Your task is to retype, word for word, the lines from the start of the data through the line holding "(ACTIVITES) CLASSIFICATION OF". Do not include the pictures.

# Data block

[Begin]

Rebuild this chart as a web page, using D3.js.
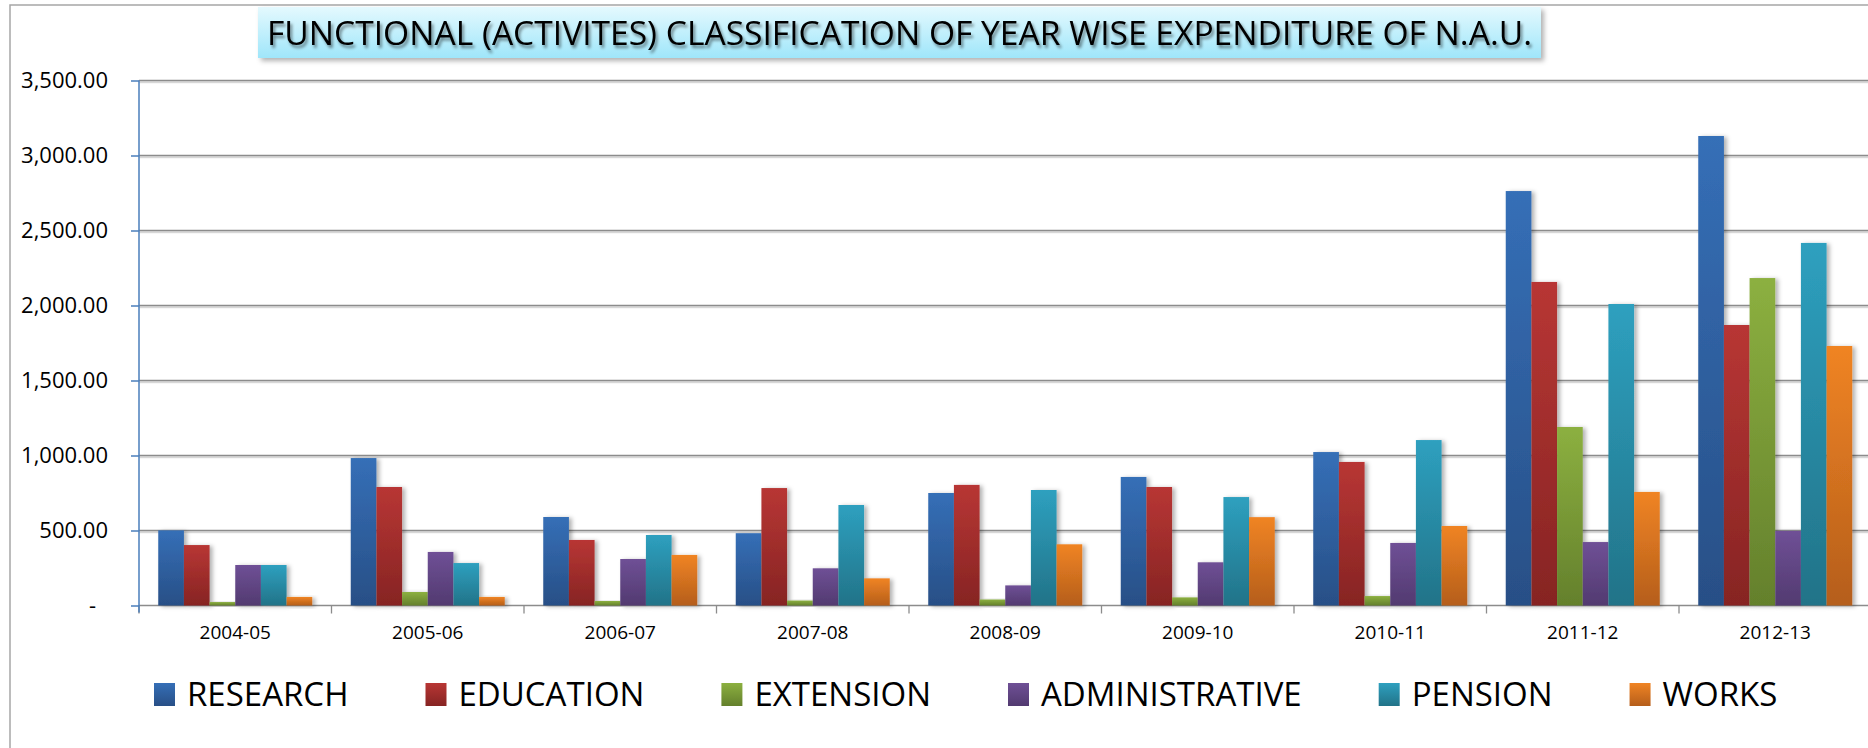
<!DOCTYPE html>
<html>
<head>
<meta charset="utf-8">
<script src="https://cdn.jsdelivr.net/npm/d3@7"></script>
<style>
  body { margin: 0; background: #fff; }
  text { font-family: "Open Sans", "Noto Sans", sans-serif; }
</style>
</head>
<body>
<div id="vis"></div>
<script>
// data
const CATEGORIES = ["2004-05", "2005-06", "2006-07", "2007-08", "2008-09", "2009-10", "2010-11", "2011-12", "2012-13"];
const RESEARCH = [501, 983, 590, 482, 750, 857, 1023, 2763, 3130];
const EDUCATION = [403, 790, 437, 783, 804, 790, 957, 2157, 1870];
const EXTENSION = [23, 90, 30, 33, 40, 54, 63, 1190, 2183];
const ADMINISTRATIVE = [270, 357, 310, 248, 134, 288, 417, 423, 497];
const PENSION = [270, 283, 470, 670, 770, 723, 1103, 2010, 2417];
const WORKS = [57, 57, 337, 181, 408, 589, 530, 757, 1730];
const SERIES_NAMES = ["RESEARCH", "EDUCATION", "EXTENSION", "ADMINISTRATIVE", "PENSION", "WORKS"];
const Y_TICKS = [0, 500, 1000, 1500, 2000, 2500, 3000, 3500];
const TITLE = "FUNCTIONAL (ACTIVITES) CLASSIFICATION OF YEAR WISE EXPENDITURE OF N.A.U.";

const SERIES_VALUES = [RESEARCH, EDUCATION, EXTENSION, ADMINISTRATIVE, PENSION, WORKS];
// top / bottom gradient colours per series
const COLORS = [
  ["#356fb7", "#284f86"],
  ["#b83634", "#862423"],
  ["#8cb040", "#64802c"],
  ["#6f5096", "#523a70"],
  ["#2ea0bf", "#227388"],
  ["#f08424", "#b55e1b"]
];

// frame
const FRAME_WIDTH = 1868;
const FRAME_HEIGHT = 748;
const PLOT = {left: 139, top: 80.5, bottom: 605.5, step: 192.5};

const FRAME = d3.select("#vis")
  .append("svg")
    .attr("width", FRAME_WIDTH)
    .attr("height", FRAME_HEIGHT)
    .style("display", "block");

const defs = FRAME.append("defs");

COLORS.forEach((c, i) => {
  const g = defs.append("linearGradient")
      .attr("id", "grad" + i)
      .attr("x1", 0).attr("y1", 0).attr("x2", 0).attr("y2", 1);
  g.append("stop").attr("offset", "0%").attr("stop-color", c[0]);
  g.append("stop").attr("offset", "100%").attr("stop-color", c[1]);
});

const titleGrad = defs.append("linearGradient")
    .attr("id", "titleGrad")
    .attr("x1", 0).attr("y1", 0).attr("x2", 0).attr("y2", 1);
titleGrad.append("stop").attr("offset", "0%").attr("stop-color", "#e4f9fe");
titleGrad.append("stop").attr("offset", "100%").attr("stop-color", "#9fe6fa");

function shadow(id, dx, dy, sd, op) {
  defs.append("filter")
      .attr("id", id)
      .attr("x", "-20%").attr("y", "-20%")
      .attr("width", "150%").attr("height", "150%")
    .append("feDropShadow")
      .attr("dx", dx).attr("dy", dy)
      .attr("stdDeviation", sd)
      .attr("flood-color", "#000")
      .attr("flood-opacity", op);
}
shadow("barShadow", 3, 1, 2, 0.3);
shadow("boxShadow", 3, 3, 2.5, 0.3);
shadow("textShadow", 2, 3, 1.5, 0.45);
shadow("lineShadow", 0, 1.5, 0.6, 0.25);

// chart border
FRAME.append("path")
    .attr("d", "M10," + FRAME_HEIGHT + " L10,5 L" + FRAME_WIDTH + ",5")
    .attr("fill", "none")
    .attr("stroke", "#a6a6a6")
    .attr("stroke-width", 1.5);

// scales
const X = d3.scaleBand()
    .domain(CATEGORIES)
    .range([PLOT.left, PLOT.left + PLOT.step * CATEGORIES.length]);

const XS = d3.scaleBand()
    .domain(SERIES_NAMES)
    .range([0, X.bandwidth()])
    .paddingInner(0)
    .paddingOuter(0.75);

const Y = d3.scaleLinear()
    .domain([0, 3500])
    .range([PLOT.bottom, PLOT.top]);

// gridlines
FRAME.append("g")
    .attr("filter", "url(#lineShadow)")
  .selectAll("line")
  .data(Y_TICKS.slice(1))
  .enter()
  .append("line")
    .attr("x1", PLOT.left)
    .attr("x2", FRAME_WIDTH)
    .attr("y1", (d) => Y(d))
    .attr("y2", (d) => Y(d))
    .attr("stroke", "#8c8c8c")
    .attr("stroke-width", 1.6);

// x axis line
FRAME.append("line")
    .attr("x1", PLOT.left)
    .attr("x2", FRAME_WIDTH)
    .attr("y1", Y(0))
    .attr("y2", Y(0))
    .attr("stroke", "#8c8c8c")
    .attr("stroke-width", 1.6);

// category boundary ticks
FRAME.append("g")
  .selectAll("line")
  .data(CATEGORIES)
  .enter()
  .append("line")
    .attr("x1", (d) => X(d))
    .attr("x2", (d) => X(d))
    .attr("y1", Y(0))
    .attr("y2", Y(0) + 8)
    .attr("stroke", "#8c8c8c")
    .attr("stroke-width", 1.3);

// bars
const groups = FRAME.append("g")
  .selectAll("g")
  .data(CATEGORIES)
  .enter()
  .append("g")
    .attr("transform", (d) => "translate(" + X(d) + ",0)");

groups.selectAll("rect")
  .data((d, i) => SERIES_NAMES.map((s, j) => ({series: s, idx: j, value: SERIES_VALUES[j][i]})))
  .enter()
  .append("rect")
    .attr("x", (d) => XS(d.series))
    .attr("y", (d) => Y(d.value))
    .attr("width", XS.bandwidth())
    .attr("height", (d) => Y(0) - Y(d.value))
    .attr("fill", (d) => "url(#grad" + d.idx + ")")
    .attr("filter", "url(#barShadow)");

// y axis
const yAxis = FRAME.append("g")
    .attr("transform", "translate(" + PLOT.left + ",0)")
    .call(d3.axisLeft(Y)
      .tickValues(Y_TICKS)
      .tickSize(8)
      .tickPadding(23)
      .tickFormat((d) => d === 0 ? "-" : d3.format(",.2f")(d)));
yAxis.select(".domain")
    .attr("d", "M0," + (Y(0) + 7) + "V" + Y(3500))
    .attr("stroke", "#4a7ebb")
    .attr("stroke-width", 1.5);
yAxis.selectAll(".tick line")
    .attr("stroke", "#4a7ebb")
    .attr("stroke-width", 1.5);
yAxis.selectAll(".tick text")
    .attr("font-size", "22px")
    .attr("fill", "#000")
    .attr("dx", (d) => d === 0 ? -12 : 0);

// x labels
const xAxis = FRAME.append("g")
    .attr("transform", "translate(0," + Y(0) + ")")
    .call(d3.axisBottom(X).tickSize(0).tickPadding(20));
xAxis.select(".domain").remove();
xAxis.selectAll(".tick text")
    .attr("font-size", "19px")
    .attr("fill", "#000");

// title
FRAME.append("rect")
    .attr("x", 258)
    .attr("y", 7)
    .attr("width", 1283)
    .attr("height", 51)
    .attr("fill", "url(#titleGrad)")
    .attr("filter", "url(#boxShadow)");

FRAME.append("text")
    .attr("x", 267)
    .attr("y", 45)
    .attr("font-size", "32px")
    .attr("textLength", 1265)
    .attr("lengthAdjust", "spacingAndGlyphs")
    .attr("fill", "#000")
    .attr("filter", "url(#textShadow)")
    .text(TITLE);

// legend
const legend = FRAME.append("g").attr("transform", "translate(154,706)");
let lx = 0;
SERIES_NAMES.forEach((name, i) => {
  const item = legend.append("g").attr("transform", "translate(" + lx + ",0)");
  item.append("rect")
      .attr("x", 0)
      .attr("y", -23)
      .attr("width", 21)
      .attr("height", 23)
      .attr("fill", "url(#grad" + i + ")");
  const t = item.append("text")
      .attr("x", 33)
      .attr("y", 0)
      .attr("font-size", "33px")
      .attr("fill", "#000")
      .text(name);
  lx += 33 + t.node().getComputedTextLength() + 77;
});
</script>
</body>
</html>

[End]

# Output
Rebuild this chart as a web page, using D3.js.
<!DOCTYPE html>
<html>
<head>
<meta charset="utf-8">
<script src="https://cdn.jsdelivr.net/npm/d3@7"></script>
<style>
  body { margin: 0; background: #fff; }
  text { font-family: "Open Sans", "Noto Sans", sans-serif; }
</style>
</head>
<body>
<div id="vis"></div>
<script>
// data
const CATEGORIES = ["2004-05", "2005-06", "2006-07", "2007-08", "2008-09", "2009-10", "2010-11", "2011-12", "2012-13"];
const RESEARCH = [501, 983, 590, 482, 750, 857, 1023, 2763, 3130];
const EDUCATION = [403, 790, 437, 783, 804, 790, 957, 2157, 1870];
const EXTENSION = [23, 90, 30, 33, 40, 54, 63, 1190, 2183];
const ADMINISTRATIVE = [270, 357, 310, 248, 134, 288, 417, 423, 497];
const PENSION = [270, 283, 470, 670, 770, 723, 1103, 2010, 2417];
const WORKS = [57, 57, 337, 181, 408, 589, 530, 757, 1730];
const SERIES_NAMES = ["RESEARCH", "EDUCATION", "EXTENSION", "ADMINISTRATIVE", "PENSION", "WORKS"];
const Y_TICKS = [0, 500, 1000, 1500, 2000, 2500, 3000, 3500];
const TITLE = "FUNCTIONAL (ACTIVITES) CLASSIFICATION OF YEAR WISE EXPENDITURE OF N.A.U.";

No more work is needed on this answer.